沉默片刻,郑灿只能退而求其次问:“那请问梁幸在吗?”
梁幸离刑运很近,听到自己的名字,也没装不在,现身反问:“找我?”
郑灿几乎已经猜到今天是要白跑一趟了,但她还是按心里计划好的,先提出:“梁幸,你的舅妈应该很希望末世可以早日结束对吗?”
末世五年来,没有一个每天挣扎在生死线上的人不希望这样畸形的末世早日结束,然而现身的梁幸抱臂靠在门框上,闻言却冷嗤了声,不知是在嗤笑这句话,还是嗤笑说这句话的人。
“就是为了我舅妈,我欠下了霍序则一家七条命,我和我舅妈加起来一共也才两条命,用我舅妈做天平另一端的砝码没效果。”
郑灿几乎要在心里叹息。
太复杂了,刑厄、独栋别墅里住着的那位、梁幸,他们一个个的经历都太复杂,复杂到哪怕年轻轻轻却又都千疮百孔,反而造成了现在一个突破口都找不到,变得无懈可击的状态。
“……我能听听南部基地覆灭前,到底发生了什么吗?”郑灿缓下一口气,再次退让问。
梁幸不无不可,只先说:“从我嘴里说出来的,你们能相信吗?”
“信或者不信,在你说以前,我也没办法判断。”郑灿诚实道,“不过多个人多个头脑思考,也许现在这个局面就能多一条其他破解路径也说不定呢?”
梁幸并不觉得还有什么破局方法,但北部基地收留了南部基地的人,他们确实有资格知道南部基地覆灭的真相。

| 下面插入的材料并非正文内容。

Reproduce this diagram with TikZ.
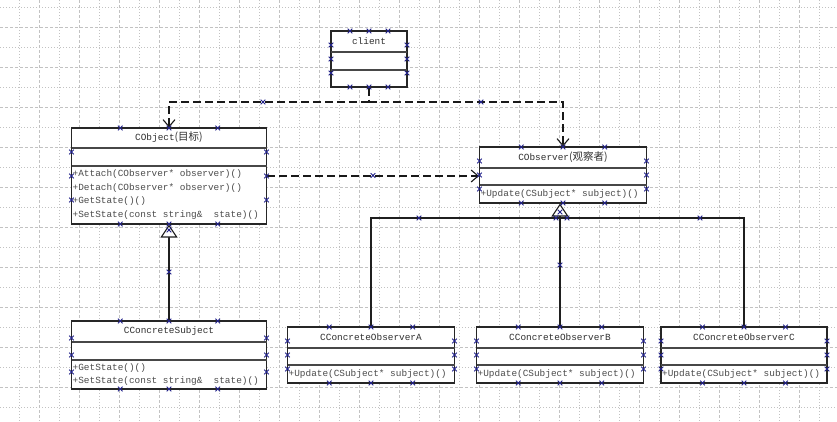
\documentclass[tikz,border=0pt]{standalone}
\usepackage{fontspec}
\newfontfamily\monof{Liberation Mono}
\newfontfamily\cjk{Noto Sans CJK SC}
\usetikzlibrary{arrows.meta}
\definecolor{gridc}{HTML}{C2C2C2}
\definecolor{mkc}{HTML}{22228A}
\definecolor{txtc}{HTML}{303030}
\newcommand\zh[1]{{\cjk\fontsize{10.5}{11}\selectfont #1}}
\tikzset{
  umlbox/.style={draw=black!85, line width=1.1pt, fill=white, inner sep=0pt},
  divline/.style={draw=black!72, line width=1.4pt},
  titletext/.style={font=\monof\fontsize{9.4}{11}\selectfont, text=txtc, inner sep=0pt, anchor=center},
  methtext/.style={font=\monof\fontsize{9.4}{11}\selectfont, text=black!70, inner sep=0pt, anchor=west},
  depline/.style={draw=black!90, line width=1.4pt, dash pattern=on 8pt off 4pt},
  deparrow/.style={depline, -{Straight Barb[length=7pt,width=12pt,line width=1.1pt]}},
  inhline/.style={draw=black!88, line width=1.7pt},
  inharrow/.style={inhline, -{Triangle[open,length=13pt,width=17pt,fill=white,line width=1.1pt]}},
  xmkline/.style={draw=mkc, line width=0.8pt},
  gdash/.style={draw=gridc, line width=0.8pt, dash pattern=on 3pt off 2pt},
  gdot/.style={draw=gridc, line width=0.8pt, dash pattern=on 1pt off 2pt},
}
\newcommand\xm[2]{\draw[xmkline] (#1,#2) +(-2.3,-2.3) -- +(2.3,2.3) +(-2.3,2.3) -- +(2.3,-2.3);}
\newcommand\boxmarks[4]{%
  \foreach \f in {0.25,0.5,0.75}{%
    \pgfmathsetmacro\mx{#1+\f*(#3-#1)}%
    \pgfmathsetmacro\my{#2+\f*(#4-#2)}%
    \xm{\mx}{#2}\xm{\mx}{#4}\xm{#1}{\my}\xm{#3}{\my}%
  }}
\begin{document}
\begin{tikzpicture}[x=1pt,y=-1pt]
\useasboundingbox (0,0) rectangle (837,421);
\fill[white] (0,0) rectangle (837,421);
% grid
\foreach \x in {19,59,...,819} \draw[gdot] (\x,0) -- (\x,421);
\foreach \x in {39,79,...,839} \draw[gdash] (\x,0) -- (\x,421);
\foreach \y in {7,47,...,407} \draw[gdot] (0,\y) -- (837,\y);
\foreach \y in {27,67,...,427} \draw[gdash] (0,\y) -- (837,\y);

% ---------- boxes ----------
% client
\node[umlbox, minimum width=76pt, minimum height=56pt] (client) at (369,59) {};
\draw[divline] (331,52) -- (407,52);
\draw[divline] (331,70) -- (407,70);
\node[titletext] (clientT) at (369,41.5) {client};

% CObject
\node[umlbox, minimum width=195pt, minimum height=96pt] (cobj) at (169,176) {};
\draw[divline] (71.5,148) -- (266.5,148);
\draw[divline] (71.5,166) -- (266.5,166);
\node[titletext] (cobjT) at (169,137.5) {CObject\zh{(目标)}};
\node[methtext] (cobjM1) at (72.5,174) {+Attach(CObserver* observer)()};
\node[methtext] (cobjM2) at (72.5,188) {+Detach(CObserver* observer)()};
\node[methtext] (cobjM3) at (72.5,201.5) {+GetState()()};
\node[methtext] (cobjM4) at (72.5,215) {+SetState(const string\&~~state)()};

% CObserver
\node[umlbox, minimum width=167pt, minimum height=56pt] (cobs) at (563,175) {};
\draw[divline] (479.5,168) -- (646.5,168);
\draw[divline] (479.5,185) -- (646.5,185);
\node[titletext] (cobsT) at (563,157.5) {CObserver\zh{(观察者)}};
\node[methtext] (cobsM1) at (480.5,194) {+Update(CSubject* subject)()};

% CConcreteSubject
\node[umlbox, minimum width=195pt, minimum height=68pt] (csub) at (169,355) {};
\draw[divline] (71.5,342) -- (266.5,342);
\draw[divline] (71.5,360) -- (266.5,360);
\node[titletext] (csubT) at (169,331.5) {CConcreteSubject};
\node[methtext] (csubM1) at (72.5,368.5) {+GetState()()};
\node[methtext] (csubM2) at (72.5,381.5) {+SetState(const string\&~~state)()};

% Observers A, B, C
\node[umlbox, minimum width=167pt, minimum height=56pt] (obsA) at (371,355) {};
\draw[divline] (287.5,348) -- (454.5,348);
\draw[divline] (287.5,365) -- (454.5,365);
\node[titletext] (obsAT) at (371,337.5) {CConcreteObserverA};
\node[methtext] (obsAM) at (288.5,374) {+Update(CSubject* subject)()};

\node[umlbox, minimum width=167pt, minimum height=56pt] (obsB) at (560,355) {};
\draw[divline] (476.5,348) -- (643.5,348);
\draw[divline] (476.5,365) -- (643.5,365);
\node[titletext] (obsBT) at (560,337.5) {CConcreteObserverB};
\node[methtext] (obsBM) at (477.5,374) {+Update(CSubject* subject)()};

\node[umlbox, minimum width=166pt, minimum height=56pt] (obsC) at (744,355) {};
\draw[divline] (661,348) -- (827,348);
\draw[divline] (661,365) -- (827,365);
\node[titletext] (obsCT) at (744,337.5) {CConcreteObserverC};
\node[methtext] (obsCM) at (662,374) {+Update(CSubject* subject)()};

% ---------- connectors ----------
\coordinate (split) at (369,102);
\draw[depline] (client.south) -- (split);
\draw[deparrow] (split) -| (cobj.north);
\draw[deparrow] (split) -| (cobs.north);
\draw[deparrow] (cobj.east) -- (cobj.east -| cobs.west);

\draw[inharrow] (csub.north) -- (cobj.south);

\coordinate (bar) at (563,218);
\draw[inhline] (obsA.north) |- (bar) -| (obsC.north);
\draw[inharrow] (obsB.north) -- (obsB.north |- cobs.south);

% ---------- connection point markers ----------
\boxmarks{331}{31}{407}{87}
\boxmarks{71.5}{128}{266.5}{224}
\boxmarks{479.5}{147}{646.5}{203}
\boxmarks{71.5}{321}{266.5}{389}
\boxmarks{287.5}{327}{454.5}{383}
\boxmarks{476.5}{327}{643.5}{383}
\boxmarks{661}{327}{827}{383}
\xm{263}{102}\xm{481}{102}
\xm{373}{175.5}
\xm{169}{230}\xm{169}{272}
\xm{560}{212}\xm{556}{218}\xm{567}{218}
\xm{419}{218}\xm{700}{218}
\xm{560}{265}
\end{tikzpicture}
\end{document}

梁幸言简意赅,只说明了南部基地覆灭前的一年发生了什么,从上一代丧尸王被歼灭,到南部基地突然出现大面积新型病毒感染,最后是——
三天三夜的火烧研究院。
“那他们的研究资料没能保存下来吗?”郑灿简直不敢相信所谓新一代“丧尸王”其实是歼灭这五年末世病毒源头的英雄……

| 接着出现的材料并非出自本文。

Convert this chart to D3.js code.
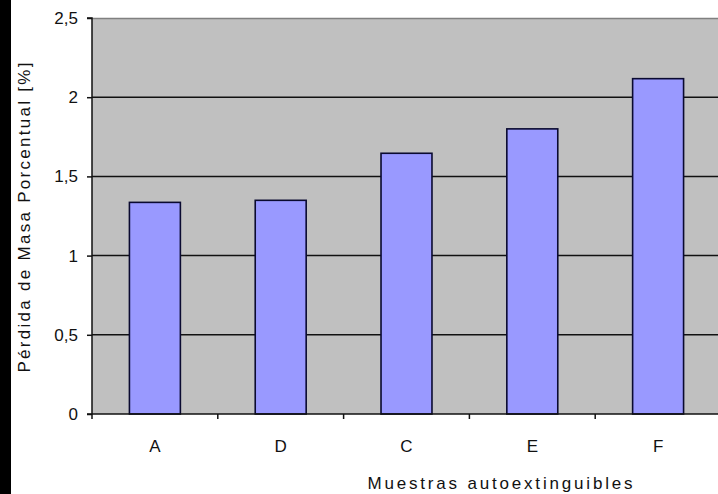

梁幸摇头:“应该没有,如果有,现在能知道的也只有序则一个人。”
可霍序则伪装成普通人进入北部基地只一心求死,就算有研究资料留存下来,大概也是没什么作用又或者让人绝望的结论吧?
由于一天之间北部基地众人接收的信息量太过巨大,从“丧尸王”是个“异能者”,到这个异能者死亡可能引起全球感染,再到北部基地首席执行官“叛变”,而如今,南部基地覆灭的缘由也实在令人唏嘘。
郑灿听过梁幸的陈述,不再多问其他,她也不是拖泥带水的性格,就此告辞。
“我知道你们不信任北部基地,就像我们同样持保留态度面对你们。”
郑灿心中很乱,但临走前还是开诚布公说:“但请你们相信,我们北部基地所做的一切都只是在为人类最后的火种在末世如何生存下去做努力。”
“当初我们决定接纳南部基地的众人是这样,现在依旧是这样。”郑灿道,“我们不会殃及无辜,无论刑厄最后与北部基地关系如何,妹妹安心住在这里就是了。”